I would prefer to believe that this wage, then, is not designed to break the backs of LA’s intimate theaters, but consider that rehearsals for a 10-member cast would cost a theater $2,160 per week at this rate. So in order to pay for this, theaters would need to radically alter their current fundraising strategies. And given that most of these theaters are staffed with actors (Sacred Fools has a core company of around 140 members, most of whom are actors), this would mean for many a shift from volunteering to act to volunteering to fundraise, step up the grant application process, teach classes, and find other ways to bring money into the theaters. In other words, stop treating them like the creative sandboxes which they currently are, and start treating them like the businesses which they were never meant to be. There seems to be a pervasive belief that there’s money in this kind of theater that’s willfully not being spent on actors, and this assertion is simply not the case. But if it’s even a concern, AEA could require even more transparency with the financials of any of these theaters than it already does. Solutions abound, but AEA is not currently discussing anything but the impending contract – nor did it sit down with LA’s intimate theaters and discuss what might be mutually beneficial.
And if this contract goes into effect, the alternatives for union actors who want to continue in intimate theater – quitting AEA entirely or going Financial Core – would mean that they would be working in the same spaces with zero protections.
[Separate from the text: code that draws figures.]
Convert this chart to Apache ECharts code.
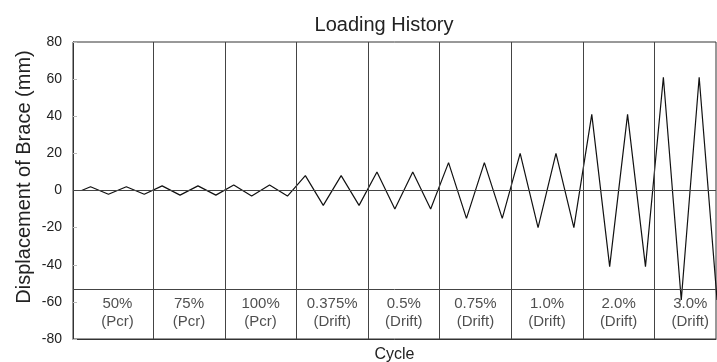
<!DOCTYPE html>
<html>
<head>
<meta charset="utf-8">
<script src="https://cdn.jsdelivr.net/npm/echarts@6/dist/echarts.min.js"></script>
<style>
  html, body { margin: 0; padding: 0; background: #fff; }
  #chart { width: 717px; height: 362px; }
</style>
</head>
<body>
<div id="chart"></div>
<script>
// Loading protocol: two cycles per stage, one peak and one trough per cycle (mm)
const peakValues   = [2, 2, 2.5, 2.5, 3, 3, 8, 8, 10, 10, 15, 15, 20, 20, 41, 41, 61, 61];
const troughValues = [-2, -2, -2.5, -2.5, -3, -3, -8, -8, -10, -10, -15, -15, -20, -20, -41, -41, -59, -59];

// Stage captions shown in the band under the curve
const stageLevels = ['50%', '75%', '100%', '0.375%', '0.5%', '0.75%', '1.0%', '2.0%', '3.0%'];
const stageBasis  = ['(Pcr)', '(Pcr)', '(Pcr)', '(Drift)', '(Drift)', '(Drift)', '(Drift)', '(Drift)', '(Drift)'];

const yTicks = [-80, -60, -40, -20, 0, 20, 40, 60, 80];
const cyclesPerStage = 2;
const bandLevel = -53;      // separator between curve area and stage captions
const captionLevel = -66;   // vertical position of the stage captions

// Vertices of the displacement history: zero start, then peak / trough of each cycle
const history = [[0, 0]];
peakValues.forEach((p, i) => {
  history.push([i + 0.25, p]);
  history.push([i + 0.75, troughValues[i]]);
});

const stageBounds = [];
for (let s = 1; s < stageLevels.length; s++) stageBounds.push(s * cyclesPerStage);

const captions = stageLevels.map((lv, s) => ({
  value: [s * cyclesPerStage + cyclesPerStage / 2, captionLevel],
  label: { formatter: lv + '\n' + stageBasis[s] }
}));

const font = '"Liberation Sans", Arial, sans-serif';
const chart = echarts.init(document.getElementById('chart'), null, { renderer: 'canvas' });

chart.setOption({
  animation: false,
  backgroundColor: '#fff',
  textStyle: { fontFamily: font },
  title: {
    text: 'Loading History',
    left: 379,
    top: 10,
    textAlign: 'center',
    textStyle: { fontFamily: font, fontSize: 20, fontWeight: 'normal', color: '#222' }
  },
  graphic: [{
    type: 'text',
    x: 24,
    y: 177,
    rotation: Math.PI / 2,
    style: {
      text: 'Displacement of Brace (mm)',
      font: '20px ' + font,
      fill: '#222',
      textAlign: 'center',
      textVerticalAlign: 'middle'
    }
  }],
  grid: {
    left: 73, right: 1, top: 42, bottom: 23,
    outerBoundsMode: 'none',
    containLabel: false,
    show: true, borderColor: '#333', borderWidth: 1, backgroundColor: 'transparent'
  },
  xAxis: {
    type: 'value',
    min: -0.24,
    max: 17.72,
    name: 'Cycle',
    nameLocation: 'middle',
    nameGap: 8,
    nameTextStyle: { fontFamily: font, fontSize: 16, color: '#222', verticalAlign: 'top' },
    axisLine: { show: true, onZero: false, lineStyle: { color: '#333', width: 1 } },
    axisTick: { show: false },
    axisLabel: { show: false },
    splitLine: { show: false }
  },
  yAxis: {
    type: 'value',
    min: yTicks[0],
    max: yTicks[yTicks.length - 1],
    interval: 20,
    axisLine: { show: true, onZero: false, lineStyle: { color: '#333', width: 1 } },
    axisTick: { show: true, inside: true, length: 4, lineStyle: { color: '#bbb' } },
    axisLabel: { fontFamily: font, fontSize: 14, color: '#222', margin: 11 },
    splitLine: { show: false }
  },
  series: [
    {
      type: 'line',
      data: history,
      symbol: 'none',
      clip: true,
      lineStyle: { color: '#111', width: 1.2 },
      z: 3,
      markLine: {
        silent: true,
        symbol: 'none',
        label: { show: false },
        lineStyle: { color: '#444', width: 1, type: 'solid' },
        data: [
          { yAxis: 0 },
          { yAxis: bandLevel }
        ].concat(stageBounds.map(b => ({ xAxis: b })))
      }
    },
    {
      type: 'scatter',
      data: captions,
      symbolSize: 0,
      silent: true,
      z: 4,
      label: {
        show: true,
        position: 'inside',
        fontFamily: font,
        fontSize: 15,
        lineHeight: 18,
        color: '#222',
        align: 'center',
        verticalAlign: 'middle'
      }
    }
  ]
});
</script>
</body>
</html>
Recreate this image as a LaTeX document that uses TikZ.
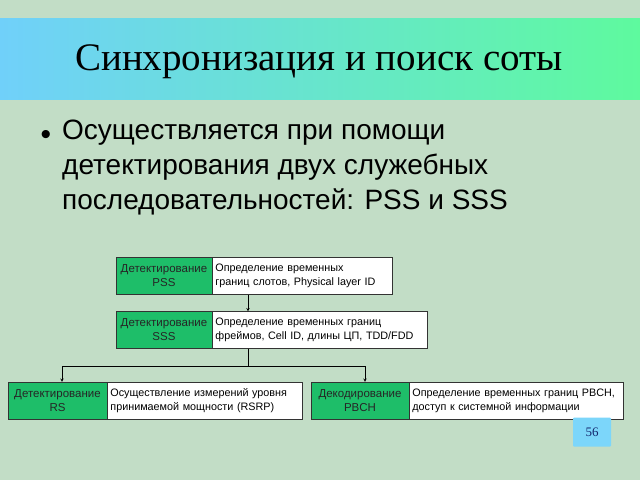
\documentclass[tikz,border=0pt]{standalone}
\usepackage{fontspec}
\setmainfont{Liberation Serif}
\setsansfont{Liberation Sans}
\usetikzlibrary{arrows,positioning,calc}
\definecolor{slidebg}{RGB}{194,221,198}
\definecolor{bandleft}{RGB}{112,208,250}
\definecolor{bandright}{RGB}{94,250,158}
\definecolor{boxgreen}{RGB}{30,190,105}
\definecolor{pagenum}{RGB}{124,214,250}
\definecolor{numblue}{RGB}{20,40,110}

\begin{document}
\begin{tikzpicture}[x=1pt,y=-1pt,>=stealth,
  greenbox/.style={draw=black!80,fill=boxgreen,minimum height=37pt,inner sep=0pt,
    align=center,font=\sffamily\fontsize{11.5}{14}\selectfont,text=black!85},
  whitebox/.style={draw=black!80,fill=white,minimum height=37pt,inner xsep=3pt,inner ysep=0pt,
    align=left,anchor=west,font=\sffamily\fontsize{10.8}{14}\selectfont},
  link/.style={->,black,line width=0.5pt}]
\useasboundingbox (0,0) rectangle (640,480);
\fill[slidebg] (0,0) rectangle (640,480);

% title band
\shade[left color=bandleft,right color=bandright] (0,18) rectangle (640,99);
\node[font=\fontsize{39}{44}\selectfont] (title) at (319,62) {Синхронизация и поиск соты};

% bullet text
\node[font=\sffamily\fontsize{30}{35}\selectfont] (dot) at (46,137) {•};
\node[anchor=north west,align=left,inner sep=0pt,font=\sffamily\fontsize{28}{35}\selectfont]
  (intro) at (62,120) {Осуществляется при помощи\\детектирования двух служебных\\последовательностей: PSS и SSS};

% blocks
\node[greenbox,minimum width=96pt] (pssG) at (164,276) {Детектирование\\PSS};
\node[whitebox,text width=174pt,right=0pt of pssG] (pssW) {Определение временных\\границ слотов, Physical layer ID};

\node[greenbox,minimum width=96pt] (sssG) at (164,330) {Детектирование\\SSS};
\node[whitebox,text width=209pt,right=0pt of sssG] (sssW) {Определение временных границ\\фреймов, Cell ID, длины ЦП, TDD/FDD};

\node[greenbox,minimum width=99pt] (rsG) at (57.5,400.5) {Детектирование\\RS};
\node[whitebox,text width=189pt,right=0pt of rsG] (rsW) {Осуществление измерений уровня\\принимаемой мощности (RSRP)};

\node[greenbox,minimum width=98pt] (pbchG) at (360,400.5) {Декодирование\\PBCH};
\node[whitebox,text width=208pt,right=0pt of pbchG] (pbchW) {Определение временных границ PBCH,\\доступ к системной информации};

% connectors
\coordinate (split) at (248,366);
\coordinate (lft) at (62,366);
\coordinate (rgt) at (365,366);
\draw[link] (pssW.south -| split) -- (sssW.north -| split);
\draw[line width=0.5pt] (sssW.south -| split) -- (split);
\draw[line width=0.5pt] (lft) -- (rgt);
\draw[link] (lft) -- (lft |- rsG.north);
\draw[link] (rgt) -- (rgt |- pbchG.north);

% page number
\node[fill=pagenum,minimum width=38pt,minimum height=29pt,rounded corners=1pt,
  text=numblue,font=\fontsize{13}{15}\selectfont] (page) at (592,432) {56};
\end{tikzpicture}
\end{document}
I know it’s obvious, but I’ll say this here – the arts aren’t a fixed skill set one takes a class in, then gets a job performing. They’re an evolving set of ever-changing skills, driven by personal taste and what audiences want. Driven by passions, ambitions, impulses, and an itch to tell a story.
Denouement
I would feel differently about this entire issue if this came up from within the ranks of LA’s AEA membership and they went on strike against the 99-seat houses rather than what actually happened: AEA actors marching against their own union’s current leadership.
We joined these theaters because we didn’t want the weight of the professional world and predictable execution on our shoulders every time we undertook a creative process even if we wanted to work with professionals. And with due respect, these theaters exist because, although revivals of “Oklahoma” will always pack in a crowd, many of us share the vision that theater can be a great place to try new ideas and explore creative paths which might not be lined with gold.
Everyone in LA knows that there are plenty of theaters who abuse the current contract, and I would support AEA in cracking down on them. I would support AEA on tweaking the contract in such a way that it steered 99-seat houses down roads that would help them become full professional houses in the next several years.
But if, in trying to course-correct, LA loses a slew of its workhorse small theaters, I believe the quest to respect actors will have robbed our community of one of its richest resources.